Hugo explains the thoughts behind the project, “Nowadays, people tend to customize bikes from the 60s-80s adding high quality accessories such as Öhlins suspension, engine tune-ups and so on. We were thinking the other way round. Our aim was to work on a modern motorcycle and make it look more vintage, inspired by the Yamaha TZ 750 amongst others.” The methods used though were far from retro. Adhering to Yamaha’s strict Yard Build code of maintaining street legality and leaving the frame free from grinder and welder attacks the guys simply unbolted the subframe and dummy fuel tank cover and broke out the rulers and calipers.

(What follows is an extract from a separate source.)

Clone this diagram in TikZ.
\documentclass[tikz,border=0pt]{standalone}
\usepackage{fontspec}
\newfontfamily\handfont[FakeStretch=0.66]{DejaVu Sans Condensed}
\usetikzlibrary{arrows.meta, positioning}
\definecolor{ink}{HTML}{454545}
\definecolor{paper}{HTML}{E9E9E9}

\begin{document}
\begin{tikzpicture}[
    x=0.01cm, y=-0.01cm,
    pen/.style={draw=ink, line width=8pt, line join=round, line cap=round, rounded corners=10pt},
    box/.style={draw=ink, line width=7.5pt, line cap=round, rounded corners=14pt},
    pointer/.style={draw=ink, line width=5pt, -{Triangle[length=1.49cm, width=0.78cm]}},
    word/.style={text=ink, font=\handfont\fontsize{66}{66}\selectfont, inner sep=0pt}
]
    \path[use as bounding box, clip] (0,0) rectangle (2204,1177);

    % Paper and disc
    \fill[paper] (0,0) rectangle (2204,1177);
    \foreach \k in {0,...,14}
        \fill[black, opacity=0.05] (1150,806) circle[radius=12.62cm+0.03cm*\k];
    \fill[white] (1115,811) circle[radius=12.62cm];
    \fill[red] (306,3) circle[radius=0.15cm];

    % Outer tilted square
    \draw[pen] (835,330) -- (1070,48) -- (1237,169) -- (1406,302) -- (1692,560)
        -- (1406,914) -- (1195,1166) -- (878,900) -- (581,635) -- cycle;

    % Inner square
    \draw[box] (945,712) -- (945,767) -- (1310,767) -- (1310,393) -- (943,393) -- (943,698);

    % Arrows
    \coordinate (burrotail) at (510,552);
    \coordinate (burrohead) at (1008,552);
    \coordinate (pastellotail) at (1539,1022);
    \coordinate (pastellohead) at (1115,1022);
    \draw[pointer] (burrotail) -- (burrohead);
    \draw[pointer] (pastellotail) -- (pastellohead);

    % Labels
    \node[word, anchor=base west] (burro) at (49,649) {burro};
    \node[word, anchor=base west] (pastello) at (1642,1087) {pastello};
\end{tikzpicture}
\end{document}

The bodywork was initially mocked-up in perforated steel and then scanned by local rapid prototyping company Tumaker 3D. Once happy with the designs clever machines 3D printed the tail, seat and tank cover (the stock fuel cell remains beneath, now with Rizoma cap). Mounts are standard and integration with stock architecture is key to any successful Yard Build, these parts are easily replicable and will be available as over-the-counter bolt-ons for any XSR owner. The wheel discs and radiator guards are laser cut from stainless by experts Grabolaser.

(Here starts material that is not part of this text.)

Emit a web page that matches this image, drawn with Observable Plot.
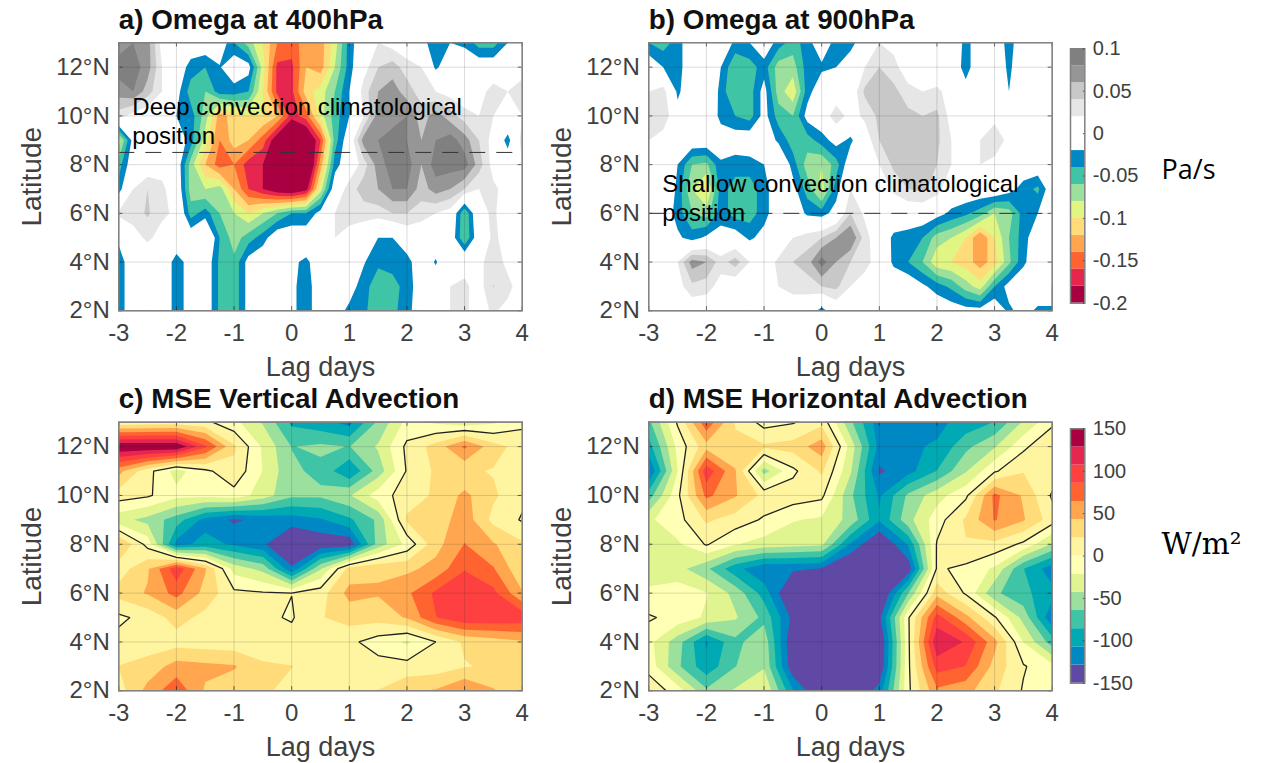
<!DOCTYPE html>
<html><head><meta charset="utf-8">
<script src="https://cdn.jsdelivr.net/npm/d3@7"></script>
<script src="https://cdn.jsdelivr.net/npm/@observablehq/plot@0.6"></script>
<style>
html,body{margin:0;padding:0;background:#fff;overflow:hidden}
#page{position:relative;width:1271px;height:763px}
#page>div{position:absolute}
svg{display:block;background:transparent}
</style></head><body><div id="page"></div>
<script>
// Latitudes run from the top row (13N) to the bottom row (2N).
const lats = [13,12,11,10,9,8,7,6,5,4,3,2];
const xTicks = [-3,-2,-1,0,1,2,3,4];
const yTicks = [2,4,6,8,10,12];

// Omega in hundredths of Pa/s, every 0.25 lag day from -3 to 4
const omega400 = [
[7,8,7,1,0,0,0,0,-4,-7,-10,-14,-15,-13,-13,-9,-3,0,2,1,0,-1,-3.5,-2,-2.5,-5,-5,-2,0],
[9,9,7,2,0,-3,-4,-2.2,0,-1,-9,-16.5,-16.5,-12,-13,-8,-3,1,4,5,3,2,-2.5,0,0,0,0,0,1],
[7,8,5,2,-1,-5,-6,-3,-3,-4,-10,-16.5,-16.5,-11,-9,-6,-2,3,6,7,5,3,2,1,0,1,3,2,3],
[3,1,0,0,-2,-3,-7,-13,-11,-10,-10,-12,-17,-15,-9,-5,-2,2,7,7,8,5,7,5,3,2,2,1,2],
[-9,-1,0,0,0,-3,-9,-14,-11,-12,-15,-20,-24,-22,-16,-5,0,7,8,9,8,6,8,9,7,4,1,-3,3],
[-5,0,0,1,0,-7,-12,-15,-14,-17,-18,-24,-25,-24,-13,-3,0,3,7,9,9,6,9,9,9,5,1,0,2],
[-3,2,4,2.5,.5,-7,-8,-7,-12,-16,-18,-20,-21,-19,-9,0,3,5,6,8,8,5,7,6,4,2,2.5,1,2],
[2.5,3,4.3,2.5,1.5,-5,-3,-6,-8,-10,-8,-6,-4,-4,-1,2,3,3,3,4,4,3,2,1,-6,1,2.5,0,0],
[-1.5,1,2.5,1,0,0,2,-4,-7,-5,-3,0,0,0,1,2,1,0,-2,-2,0,0,0,0,-6,0,2.5,1,0],
[-3,-.5,0,0,-3,-1,0,-4.5,-5.5,-1,0,0,-1.5,-2.5,-.5,0,0,-1.8,-3.5,-3.5,-3,0,-2.3,1,1,1.5,3,1.5,0],
[-3,-.5,0,0,-3,-1,0,-4.5,-5.5,-1,0,0,-1.5,-3,-.5,0,-1,-3,-5.5,-4.5,-3.5,0,0,2,2.5,1,4.1,2.5,1],
[-3,-.5,0,0,-3,-1,0,-4.5,-5.5,-1,0,0,-1.5,-3,-.5,-1,-2.5,-3.5,-5.5,-4.5,-3,0,0,2,2.2,1.5,2.2,1.5,0]
];
const omega900 = [
[-4,-5,-3,0,0,0,-2.5,-2,0,-3,-5,-3,0,-3,-3,0,2,1,0,0,2,1,-3,0,0,-3,0,0,0],
[0,-2,-3,0,2,-2,-6,-5,-3,-7,-7,-3,-2.5,-2,0,2,4,3,0,0,0,0,-3,0,0,-2.5,0,0,0],
[2,3,-2.5,0,2,-3,-6,-5,-1,-7,-9.5,-3,0,0,0,4.5,6,4.5,3,2,2.5,1,-1,0,1,-2,0,0,0],
[3,4,-1,0,1.5,-3,-4,-5,-1,-5,-6,-1,0,3.5,1,2.5,4.5,4.5,4.5,4,4.5,1,0,0,1,0,0,0,0],
[2,.5,0,0,0,0,-.5,0,0,-2.5,-5,-5,-3,-1,-2.5,.5,4,5.5,6,4.5,4.5,2,0,2,4,1,0,0,-1],
[0,0,-2,-6,-6.5,-2.5,-3,-3,-2,1.5,-3,-7,-8,-5,0,.5,2,4.5,6,4.5,4,2,0,2,1,0,0,0,0],
[0,.5,-2.5,-8,-10.5,-3,-5,-5,-3,0,-1,-5,-9,-3,2,1,0,2.5,4,4.5,3,0,0,0,.5,-1,-3,-4.5,0],
[2,0,-3,-6,-7,-3,-5,-5,-3,0,0,-2.5,-3,-1,4,1.5,0,0,0,0,-1,-2.5,-3.5,-5,-8,-7,-3,-2,0],
[2,0,-1.5,-3,-1.5,-1,-.5,-2.5,-1,0,2,3,4,6,8,3,0,-2.5,-3,-4,-7,-8,-10,-14,-10,-6,-3,0,0],
[0,0,2,7,6,3,5,2,.5,2.5,4,5,9,6,4,3,.5,-2.5,-4,-6,-9.5,-10,-11,-13,-11,-6.5,-2.5,0,0],
[0,0,1,3.5,3,1,0,0,0,2,3,3,4,4.5,2,.5,0,0,0,-1.5,-3,-4.5,-7,-9,-4,-1,0,0,0],
[0,0,0,0,0,0,-2,0,0,0,0,0,-3,0,0,0,0,0,2,1.5,0,-.5,-1,-1,0,-2.5,-1,-2.5,-2.5]
];
// MSE advection in W/m2, every 0.5 lag day from -3 to 4
const mseVertical = [
[5,8,10,5,-15,-45,-90,-100,-115,-60,-15,-25,-35,-25,-5],
[150,150,150,90,25,-25,-65,-60,-65,-40,5,30,68,30,12],
[50,8,-30,-5,15,-22,-60,-70,-105,-55,2,25,25,20,10],
[10,3,-15,-15,-8,-32,-60,-60,-45,-10,10,25,48,25,5],
[-35,-50,-75,-115,-132,-122,-118,-110,-90,-60,25,30,55,15,-2],
[45,-8,-115,-100,-110,-125,-155,-145,-145,-55,-15,35,65,45,25],
[10,40,100,45,-30,-50,-125,-45,30,40,38,50,84,66,25],
[30,45,72,35,5,2,.3,12,50,45,60,90,105,92,45],
[-5,8,30,15,8,4,-2,20,30,30,45,85,103,103,100],
[8,10,12,10,8,8,8,10,5,-10,-25,0,25,32,40],
[22,30,52,48,45,25,22,8,8,8,8,10,20,25,25],
[12,50,80,40,30,25,15,10,15,22,40,45,65,45,25]
];
const mseHorizontal = [
[-70,3,80,20,-8,-2,15,-60,-120,-125,-112,-100,-85,-40,-5],
[-95,-15,35,25,25,30,55,-30,-115,-110,-105,-70,-45,-5,20],
[-130,-22,100,45,-52,-5,25,-40,-132,-115,-85,-45,-3,20,15],
[-75,-5,70,45,15,12,5,-60,-110,-60,-30,-5,70,40,-3],
[-25,-8,25,12,-3,-20,-25,-50,-105,-50,-10,25,66,45,10],
[-45,-25,2,-20,-30,-35,-38,-110,-155,-105,2,20,15,-5,-45],
[-25,-35,-60,-100,-125,-125,-130,-160,-170,-145,3,-5,-25,-85,-120],
[-20,-10,-20,-50,-95,-160,-170,-170,-160,-65,35,-3,-60,-80,-100],
[3,-8,-25,-40,-70,-135,-170,-170,-135,-3,95,50,3,-50,-125],
[-15,-55,-110,-70,-50,-150,-170,-170,-155,-5,125,105,50,-22,-75],
[-8,-60,-100,-65,-45,-145,-170,-170,-150,-5,95,85,35,2,-15],
[15,-10,-60,-40,-22,-105,-155,-155,-120,-5,60,50,25,-2,-8]
];

const omegaLevels = [-1e6,-18,-16,-14,-12,-10,-8,-6,-4,-2,0,2,4,6,8];
const omegaColors = ["#a80040","#e6264f","#ff6330","#ffa64f","#ffdb7a","#e0f582","#9be09d","#3fc5a5","#0088c4","#ffffff","#ffffff","#e6e6e6","#c8c8c8","#969696","#808080"];
const mseLevels = [-1e6,-128.57,-107.14,-85.71,-64.29,-42.86,-21.43,0,21.43,42.86,64.29,85.71,107.14,128.57];
const mseColors = ["#6048a5","#0088c4","#00aab4","#3fc5a5","#9be09d","#e0f58f","#ffffb5","#fff5a0","#ffdb7a","#ffa64f","#ff6330","#ff4040","#e6264f","#a80040"];

const FONT = "'Liberation Sans',Arial,sans-serif";
const INK = "#262626", LABEL = "#404040";
const page = document.getElementById("page");
function place(node,left,top){const d=document.createElement("div");d.style.left=left+"px";d.style.top=top+"px";d.appendChild(node);page.appendChild(d);}

function panel({rows,levels,colors,title,note,noteDy,dash,zero,left,top,marginTop}){
  const h=rows.length,w=rows[0].length,step=7/(w-1);
  const flat=rows.flat();
  const area={x1:-3-step/2,x2:4+step/2,y1:lats[0]+.5,y2:lats[lats.length-1]-.5,width:w,height:h};
  const marks=[
    Plot.contour(flat,{...area,fill:Plot.identity,thresholds:levels,stroke:"none",clip:true,smooth:true})
  ];
  if(zero) marks.push(Plot.contour(flat,{...area,value:Plot.identity,thresholds:[0],stroke:"#222",strokeWidth:1.3,fill:"none",clip:true}));
  marks.push(
    Plot.ruleX(xTicks,{stroke:INK,strokeOpacity:.16,strokeWidth:1}),
    Plot.ruleY(yTicks,{stroke:INK,strokeOpacity:.16,strokeWidth:1}),
    Plot.ruleX(xTicks,{y1:2,y2:2.17,stroke:INK,strokeOpacity:.7}),
    Plot.ruleX(xTicks,{y1:13,y2:12.83,stroke:INK,strokeOpacity:.7}),
    Plot.ruleY(yTicks,{x1:-3,x2:-2.93,stroke:INK,strokeOpacity:.7}),
    Plot.ruleY(yTicks,{x1:4,x2:3.93,stroke:INK,strokeOpacity:.7})
  );
  if(dash!=null) marks.push(Plot.ruleY([dash],{stroke:"#333",strokeWidth:1,strokeDasharray:"16,11"}));
  marks.push(
    Plot.frame({stroke:"#808080",strokeWidth:1.5}),
    Plot.axisX(xTicks,{anchor:"bottom",tickSize:0,tickPadding:13,fontSize:24,fill:LABEL,label:null,tickFormat:d=>String(d)}),
    Plot.axisY(yTicks,{anchor:"left",tickSize:0,tickPadding:9,fontSize:24,fill:LABEL,label:null,tickFormat:d=>d+"°N"}),
    Plot.text(["Lag days"],{frameAnchor:"bottom",dy:57,lineAnchor:"middle",fontSize:27,fill:LABEL}),
    Plot.text(["Latitude"],{frameAnchor:"left",dx:-87,rotate:-90,textAnchor:"middle",fontSize:28,fill:LABEL}),
    Plot.text([title],{frameAnchor:"top-left",dy:-23,lineAnchor:"middle",textAnchor:"start",fontSize:27.8,fontWeight:"bold",fill:"#111"})
  );
  if(note) marks.push(Plot.text([note],{frameAnchor:"top-left",dx:13.5,dy:noteDy,lineAnchor:"top",textAnchor:"start",fontSize:24,lineHeight:1.21,fill:"#000"}));
  const svg=Plot.plot({width:530,height:383,marginTop,marginBottom:72.7,marginLeft:118.3,marginRight:8.3,
    style:{fontFamily:FONT,background:"transparent"},
    x:{domain:[-3,4]},y:{domain:[2,13]},
    color:{type:"ordinal",domain:levels,range:colors},
    marks});
  place(svg,left,top);
}

function colorbar({levels,colors,lo,hi,ticks,fmt,top,unit,unitDy,unitFont,unitSize}){
  const edges=[lo,...levels.slice(1),hi];
  const bands=colors.map((c,i)=>({c,y1:edges[i],y2:edges[i+1]}));
  const svg=Plot.plot({width:211,height:380,marginTop:48.3,marginBottom:77.3,marginLeft:10,marginRight:186.7,
    style:{fontFamily:FONT,background:"transparent"},
    x:{domain:[0,1],axis:null},y:{domain:[lo,hi],axis:null},
    marks:[
      Plot.rect(bands,{x1:0,x2:1,y1:"y1",y2:"y2",fill:"c"}),
      Plot.frame({stroke:"#808080",strokeWidth:1.5}),
      Plot.ruleY(ticks,{x1:.9,x2:1,stroke:INK,strokeOpacity:.7}),
      Plot.axisY(ticks,{anchor:"right",tickSize:0,tickPadding:8,fontSize:20,fill:LABEL,label:null,tickFormat:fmt}),
      Plot.text([unit],{frameAnchor:"right",dx:76.7,dy:unitDy,textAnchor:"start",fontSize:unitSize,fontFamily:unitFont,fill:"#000"})
    ]});
  place(svg,1060,top);
}

const axesTop=42.3, axesTopLow=41.7;
panel({rows:omega400,levels:omegaLevels,colors:omegaColors,title:"a) Omega at 400hPa",note:"Deep convection climatological\nposition",noteDy:52,dash:8.5,left:0,top:0,marginTop:axesTop});
panel({rows:omega900,levels:omegaLevels,colors:omegaColors,title:"b) Omega at 900hPa",note:"Shallow convection climatological\nposition",noteDy:129,dash:6,left:530,top:0,marginTop:axesTop});
panel({rows:mseVertical,levels:mseLevels,colors:mseColors,title:"c) MSE Vertical Advection",zero:true,left:0,top:380,marginTop:axesTopLow});
panel({rows:mseHorizontal,levels:mseLevels,colors:mseColors,title:"d) MSE Horizontal Advection",zero:true,left:530,top:380,marginTop:axesTopLow});
colorbar({levels:omegaLevels,colors:omegaColors,lo:-20,hi:10,ticks:[-20,-15,-10,-5,0,5,10],fmt:d=>String(d/100),top:0,unit:"Pa/s",unitDy:-6,unitFont:"'Open Sans',sans-serif",unitSize:27});
colorbar({levels:mseLevels,colors:mseColors,lo:-150,hi:150,ticks:[-150,-100,-50,0,50,100,150],fmt:d=>String(d),top:380,unit:"W/m²",unitDy:-11,unitFont:"'DejaVu Serif',serif",unitSize:29.5});
</script></body></html>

Lo-fi modifying often yields just as good a result as fancy printers and frickin lasers. The headlight, front mudguard and pegs are from a 1982 XV750 and the handle bar is simply the stock high-rise flipped upside down for a clubman style. The bit that had me all excited is the faux cooling fins which I presume had been machined and painted. They have, it’s just that Yamaha did it, way back for the XVS650 Dragstar. The fit (modified slightly) is uncanny and transforms the look of an already handsome powerplant.
A K&N filter slots into the stock airbox and the exhaust by Exan not only looks the business, and slightly old school, in blasted stainless but should sing a fine tune too – the 27o degree firing order of the 689cc parallel twin sounds naughty when unleashed. Motogadget’s infamous M-Unit controller dishes out the electrons from the M-button switchgear to Rizoma LED indicators and stop lights. As previously reported the stock speedo is such a nice design and really functional, the guys appear to agree and left it in place. The rear shock though isn’t the XSR700’s finest feature and there are a few companies making upgraded replacements but Brit-based Hagon seem to have the jump on most. They supplied an adjustable unit which the CRSS crew disassembled so as to colour code the spring old English white.
Juan Carlos, Hugo and Juan Pablo not only made the deadline of this year’s edition of Wheels & Waves but the Punk’s Peak startline too. Yamaha’s Yard Build freight train appears not to have run out of steam yet, which can only be a good thing for custom workshops like Cafe Racer SSpirit.